▶ _RECORD EXTRACTS_:
═══

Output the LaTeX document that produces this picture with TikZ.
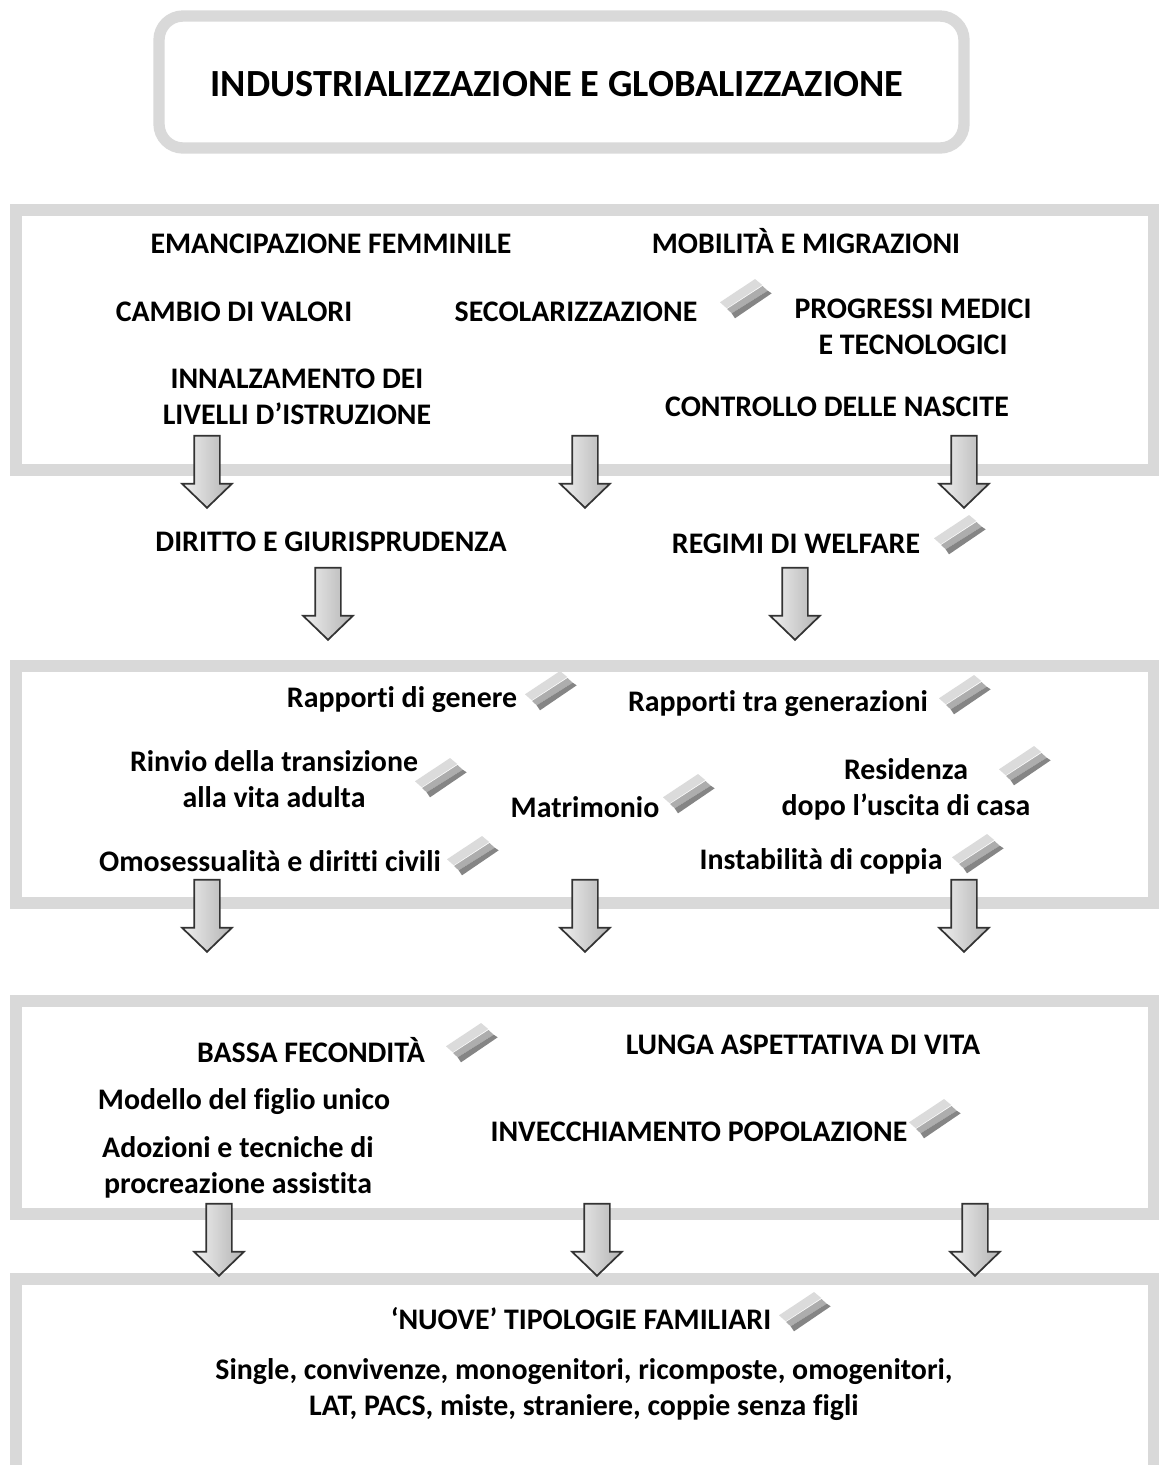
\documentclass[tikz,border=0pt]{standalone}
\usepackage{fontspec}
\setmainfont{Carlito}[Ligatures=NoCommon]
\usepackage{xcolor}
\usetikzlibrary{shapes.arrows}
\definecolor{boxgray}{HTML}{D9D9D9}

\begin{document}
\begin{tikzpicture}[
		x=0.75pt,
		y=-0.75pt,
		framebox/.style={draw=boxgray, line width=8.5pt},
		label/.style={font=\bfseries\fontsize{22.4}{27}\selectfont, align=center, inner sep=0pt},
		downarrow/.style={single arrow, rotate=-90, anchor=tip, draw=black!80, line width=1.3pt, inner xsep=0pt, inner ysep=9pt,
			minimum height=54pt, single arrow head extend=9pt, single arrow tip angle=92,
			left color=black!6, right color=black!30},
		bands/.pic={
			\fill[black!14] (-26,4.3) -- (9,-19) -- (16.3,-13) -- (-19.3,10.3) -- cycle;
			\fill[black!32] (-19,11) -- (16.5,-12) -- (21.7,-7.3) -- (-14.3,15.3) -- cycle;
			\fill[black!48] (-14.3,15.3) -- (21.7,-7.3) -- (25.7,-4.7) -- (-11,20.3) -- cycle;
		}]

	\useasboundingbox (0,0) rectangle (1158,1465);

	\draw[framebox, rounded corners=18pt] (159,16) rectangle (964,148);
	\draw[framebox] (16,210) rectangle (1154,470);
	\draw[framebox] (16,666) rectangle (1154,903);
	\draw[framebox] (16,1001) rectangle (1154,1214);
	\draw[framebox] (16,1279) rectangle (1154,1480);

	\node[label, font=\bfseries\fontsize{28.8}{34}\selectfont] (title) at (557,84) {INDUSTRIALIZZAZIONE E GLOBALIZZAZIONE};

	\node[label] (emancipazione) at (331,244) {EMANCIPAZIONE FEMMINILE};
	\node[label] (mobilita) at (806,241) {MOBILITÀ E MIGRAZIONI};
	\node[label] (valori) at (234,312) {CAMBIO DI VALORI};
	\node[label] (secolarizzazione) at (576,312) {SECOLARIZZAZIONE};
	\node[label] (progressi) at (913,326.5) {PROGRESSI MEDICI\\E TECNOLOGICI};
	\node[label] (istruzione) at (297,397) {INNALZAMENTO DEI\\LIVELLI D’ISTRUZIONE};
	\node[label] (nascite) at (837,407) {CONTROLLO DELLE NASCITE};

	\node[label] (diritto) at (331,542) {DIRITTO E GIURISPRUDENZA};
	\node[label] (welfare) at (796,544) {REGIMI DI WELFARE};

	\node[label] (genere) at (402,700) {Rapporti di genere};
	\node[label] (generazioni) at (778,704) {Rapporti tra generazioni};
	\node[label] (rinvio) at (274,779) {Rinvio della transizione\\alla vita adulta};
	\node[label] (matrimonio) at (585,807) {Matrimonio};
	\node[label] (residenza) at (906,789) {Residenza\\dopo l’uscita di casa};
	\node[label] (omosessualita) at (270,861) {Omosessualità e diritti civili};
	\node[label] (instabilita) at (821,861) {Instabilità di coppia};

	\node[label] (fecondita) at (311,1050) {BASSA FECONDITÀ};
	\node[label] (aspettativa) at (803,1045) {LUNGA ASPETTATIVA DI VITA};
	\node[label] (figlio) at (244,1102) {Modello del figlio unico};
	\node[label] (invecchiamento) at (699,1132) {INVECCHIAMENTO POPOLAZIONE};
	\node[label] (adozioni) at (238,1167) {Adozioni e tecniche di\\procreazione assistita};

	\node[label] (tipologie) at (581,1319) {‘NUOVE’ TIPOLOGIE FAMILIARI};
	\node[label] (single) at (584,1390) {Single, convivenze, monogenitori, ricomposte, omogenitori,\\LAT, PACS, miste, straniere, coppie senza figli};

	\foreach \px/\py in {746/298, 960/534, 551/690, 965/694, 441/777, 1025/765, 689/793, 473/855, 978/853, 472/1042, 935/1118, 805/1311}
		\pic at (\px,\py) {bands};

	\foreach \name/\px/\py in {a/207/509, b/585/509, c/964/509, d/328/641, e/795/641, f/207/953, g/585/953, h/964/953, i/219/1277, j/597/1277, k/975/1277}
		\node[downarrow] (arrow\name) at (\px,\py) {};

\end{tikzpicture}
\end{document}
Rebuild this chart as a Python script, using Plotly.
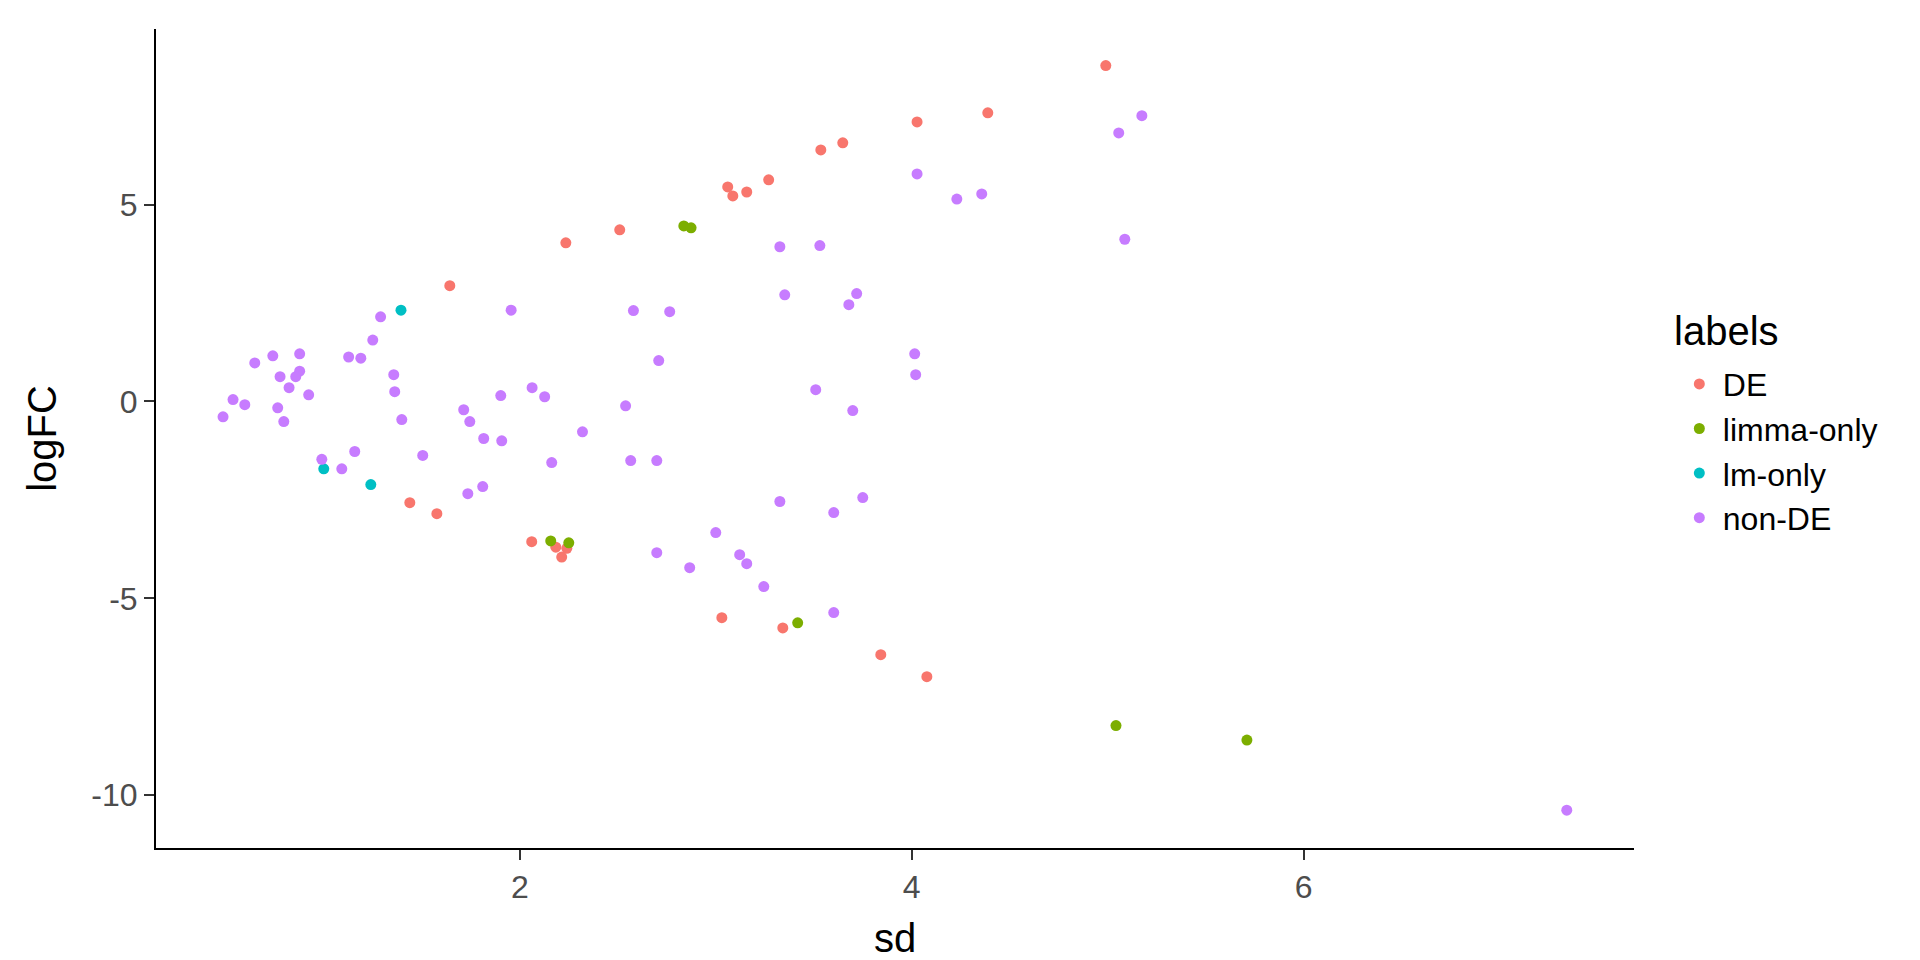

═══

▶ _CHALLENGE_: Copy the listing word for word, excluding its pictures.

▶ _PROBLEM SOLUTION_:
Output the LaTeX document that produces this picture with TikZ.
\documentclass[tikz,border=0pt]{standalone}
\usepackage{fontspec}
\setmainfont{Carlito}[Ligatures=NoCommon]
\usepackage{xcolor}
\usetikzlibrary{shapes.arrows}
\definecolor{boxgray}{HTML}{D9D9D9}

\begin{document}
\begin{tikzpicture}[
		x=0.75pt,
		y=-0.75pt,
		framebox/.style={draw=boxgray, line width=8.5pt},
		label/.style={font=\bfseries\fontsize{22.4}{27}\selectfont, align=center, inner sep=0pt},
		downarrow/.style={single arrow, rotate=-90, anchor=tip, draw=black!80, line width=1.3pt, inner xsep=0pt, inner ysep=9pt,
			minimum height=54pt, single arrow head extend=9pt, single arrow tip angle=92,
			left color=black!6, right color=black!30},
		bands/.pic={
			\fill[black!14] (-26,4.3) -- (9,-19) -- (16.3,-13) -- (-19.3,10.3) -- cycle;
			\fill[black!32] (-19,11) -- (16.5,-12) -- (21.7,-7.3) -- (-14.3,15.3) -- cycle;
			\fill[black!48] (-14.3,15.3) -- (21.7,-7.3) -- (25.7,-4.7) -- (-11,20.3) -- cycle;
		}]

	\useasboundingbox (0,0) rectangle (1158,1465);

	\draw[framebox, rounded corners=18pt] (159,16) rectangle (964,148);
	\draw[framebox] (16,210) rectangle (1154,470);
	\draw[framebox] (16,666) rectangle (1154,903);
	\draw[framebox] (16,1001) rectangle (1154,1214);
	\draw[framebox] (16,1279) rectangle (1154,1480);

	\node[label, font=\bfseries\fontsize{28.8}{34}\selectfont] (title) at (557,84) {INDUSTRIALIZZAZIONE E GLOBALIZZAZIONE};

	\node[label] (emancipazione) at (331,244) {EMANCIPAZIONE FEMMINILE};
	\node[label] (mobilita) at (806,241) {MOBILITÀ E MIGRAZIONI};
	\node[label] (valori) at (234,312) {CAMBIO DI VALORI};
	\node[label] (secolarizzazione) at (576,312) {SECOLARIZZAZIONE};
	\node[label] (progressi) at (913,326.5) {PROGRESSI MEDICI\\E TECNOLOGICI};
	\node[label] (istruzione) at (297,397) {INNALZAMENTO DEI\\LIVELLI D’ISTRUZIONE};
	\node[label] (nascite) at (837,407) {CONTROLLO DELLE NASCITE};

	\node[label] (diritto) at (331,542) {DIRITTO E GIURISPRUDENZA};
	\node[label] (welfare) at (796,544) {REGIMI DI WELFARE};

	\node[label] (genere) at (402,700) {Rapporti di genere};
	\node[label] (generazioni) at (778,704) {Rapporti tra generazioni};
	\node[label] (rinvio) at (274,779) {Rinvio della transizione\\alla vita adulta};
	\node[label] (matrimonio) at (585,807) {Matrimonio};
	\node[label] (residenza) at (906,789) {Residenza\\dopo l’uscita di casa};
	\node[label] (omosessualita) at (270,861) {Omosessualità e diritti civili};
	\node[label] (instabilita) at (821,861) {Instabilità di coppia};

	\node[label] (fecondita) at (311,1050) {BASSA FECONDITÀ};
	\node[label] (aspettativa) at (803,1045) {LUNGA ASPETTATIVA DI VITA};
	\node[label] (figlio) at (244,1102) {Modello del figlio unico};
	\node[label] (invecchiamento) at (699,1132) {INVECCHIAMENTO POPOLAZIONE};
	\node[label] (adozioni) at (238,1167) {Adozioni e tecniche di\\procreazione assistita};

	\node[label] (tipologie) at (581,1319) {‘NUOVE’ TIPOLOGIE FAMILIARI};
	\node[label] (single) at (584,1390) {Single, convivenze, monogenitori, ricomposte, omogenitori,\\LAT, PACS, miste, straniere, coppie senza figli};

	\foreach \px/\py in {746/298, 960/534, 551/690, 965/694, 441/777, 1025/765, 689/793, 473/855, 978/853, 472/1042, 935/1118, 805/1311}
		\pic at (\px,\py) {bands};

	\foreach \name/\px/\py in {a/207/509, b/585/509, c/964/509, d/328/641, e/795/641, f/207/953, g/585/953, h/964/953, i/219/1277, j/597/1277, k/975/1277}
		\node[downarrow] (arrow\name) at (\px,\py) {};

\end{tikzpicture}
\end{document}
Rebuild this chart as a Python script, using Plotly.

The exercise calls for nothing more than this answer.